Goal: Quote the whole listing exactly. Leave the pictures out of your copy.

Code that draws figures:
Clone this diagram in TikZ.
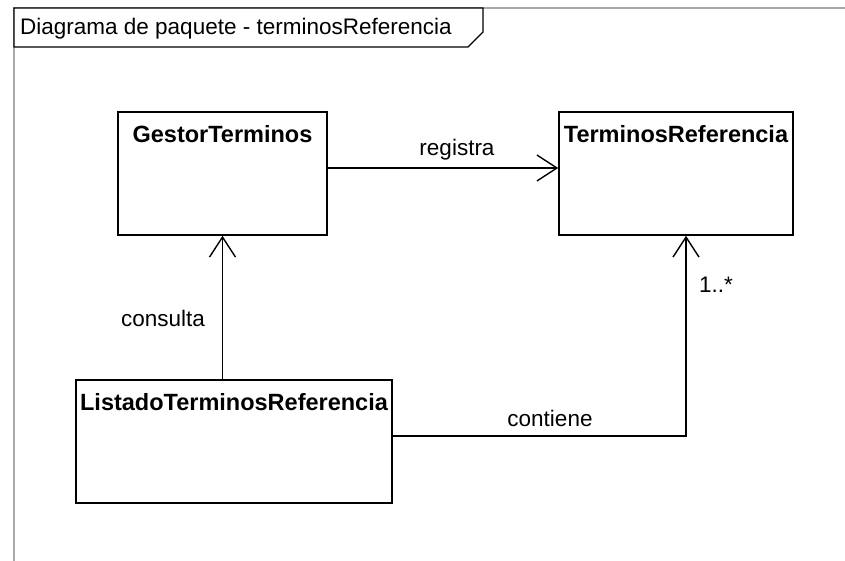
\documentclass[tikz,border=0pt]{standalone}
\usepackage{fontspec}
\setmainfont{Liberation Sans}
\usetikzlibrary{arrows.meta}
\definecolor{framegray}{RGB}{170,170,170}
\tikzset{
  umlbox/.style={draw=black, line width=1.6pt, fill=white, inner sep=0pt},
  boxtitle/.style={font=\fontsize{23.5}{26}\selectfont\bfseries, anchor=center, yshift=-23pt},
  conn/.style={draw=black, line width=1.4pt},
  openarrow/.style={-{Straight Barb[length=20pt,width=26pt,line width=1.4pt]}},
  lbl/.style={font=\fontsize{22.5}{25}\selectfont, inner sep=0pt}
}
\begin{document}
\begin{tikzpicture}[x=1pt,y=-1pt]
\useasboundingbox (0,0) rectangle (845,561);
% frame
\draw[framegray, line width=1.4pt] (14,561) -- (14,8) -- (845,8);
\draw[black, line width=1.4pt, fill=white] (14,8) -- (483,8) -- (483,32) -- (468,47) -- (14,47) -- cycle;
\node[lbl, anchor=west] (title) at (20,29) {Diagrama de paquete - terminosReferencia};
% classes
\node[umlbox, minimum width=209pt, minimum height=123pt,
      label={[boxtitle]north:GestorTerminos}] (g) at (222.5,173.5) {};
\node[umlbox, minimum width=234pt, minimum height=123pt,
      label={[boxtitle]north:TerminosReferencia}] (t) at (676,173.5) {};
\node[umlbox, minimum width=316pt, minimum height=123pt,
      label={[boxtitle]north:ListadoTerminosReferencia}] (l) at (234,441.5) {};
% connectors
\draw[conn, openarrow] ([yshift=5.5pt]g.east) -- ([yshift=5.5pt]t.west);
\node[lbl] (registra) at (457,150) {registra};
\draw[conn, openarrow] (g.south |- l.north) -- (g.south);
\node[lbl] (consulta) at (163,318) {consulta};
\coordinate (tin) at ([xshift=10pt]t.south);
\draw[conn, openarrow] ([yshift=5.5pt]l.east) -| (tin);
\node[lbl] (contiene) at (550,418) {contiene};
\node[lbl, anchor=west] (mult) at (699,285) {1..*};
\end{tikzpicture}
\end{document}
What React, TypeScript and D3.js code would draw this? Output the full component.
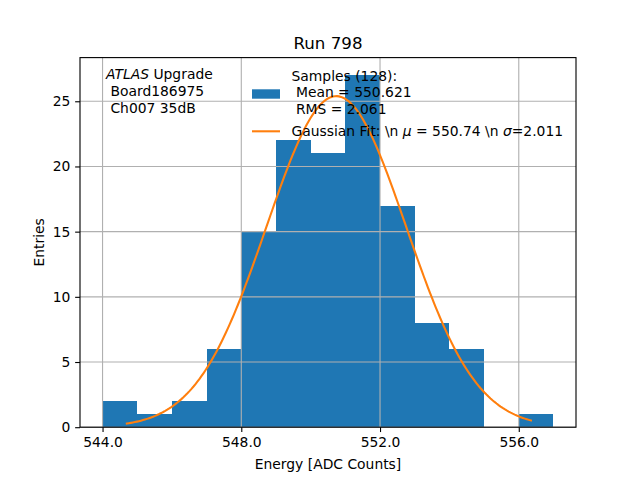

Response below:
Clone this diagram in TikZ.
\documentclass[tikz,border=0pt]{standalone}
\usepackage{fontspec}
\setmainfont{Liberation Sans}
\usetikzlibrary{arrows.meta}
\definecolor{framegray}{RGB}{170,170,170}
\tikzset{
  umlbox/.style={draw=black, line width=1.6pt, fill=white, inner sep=0pt},
  boxtitle/.style={font=\fontsize{23.5}{26}\selectfont\bfseries, anchor=center, yshift=-23pt},
  conn/.style={draw=black, line width=1.4pt},
  openarrow/.style={-{Straight Barb[length=20pt,width=26pt,line width=1.4pt]}},
  lbl/.style={font=\fontsize{22.5}{25}\selectfont, inner sep=0pt}
}
\begin{document}
\begin{tikzpicture}[x=1pt,y=-1pt]
\useasboundingbox (0,0) rectangle (845,561);
% frame
\draw[framegray, line width=1.4pt] (14,561) -- (14,8) -- (845,8);
\draw[black, line width=1.4pt, fill=white] (14,8) -- (483,8) -- (483,32) -- (468,47) -- (14,47) -- cycle;
\node[lbl, anchor=west] (title) at (20,29) {Diagrama de paquete - terminosReferencia};
% classes
\node[umlbox, minimum width=209pt, minimum height=123pt,
      label={[boxtitle]north:GestorTerminos}] (g) at (222.5,173.5) {};
\node[umlbox, minimum width=234pt, minimum height=123pt,
      label={[boxtitle]north:TerminosReferencia}] (t) at (676,173.5) {};
\node[umlbox, minimum width=316pt, minimum height=123pt,
      label={[boxtitle]north:ListadoTerminosReferencia}] (l) at (234,441.5) {};
% connectors
\draw[conn, openarrow] ([yshift=5.5pt]g.east) -- ([yshift=5.5pt]t.west);
\node[lbl] (registra) at (457,150) {registra};
\draw[conn, openarrow] (g.south |- l.north) -- (g.south);
\node[lbl] (consulta) at (163,318) {consulta};
\coordinate (tin) at ([xshift=10pt]t.south);
\draw[conn, openarrow] ([yshift=5.5pt]l.east) -| (tin);
\node[lbl] (contiene) at (550,418) {contiene};
\node[lbl, anchor=west] (mult) at (699,285) {1..*};
\end{tikzpicture}
\end{document}
What React, TypeScript and D3.js code would draw this? Output the full component.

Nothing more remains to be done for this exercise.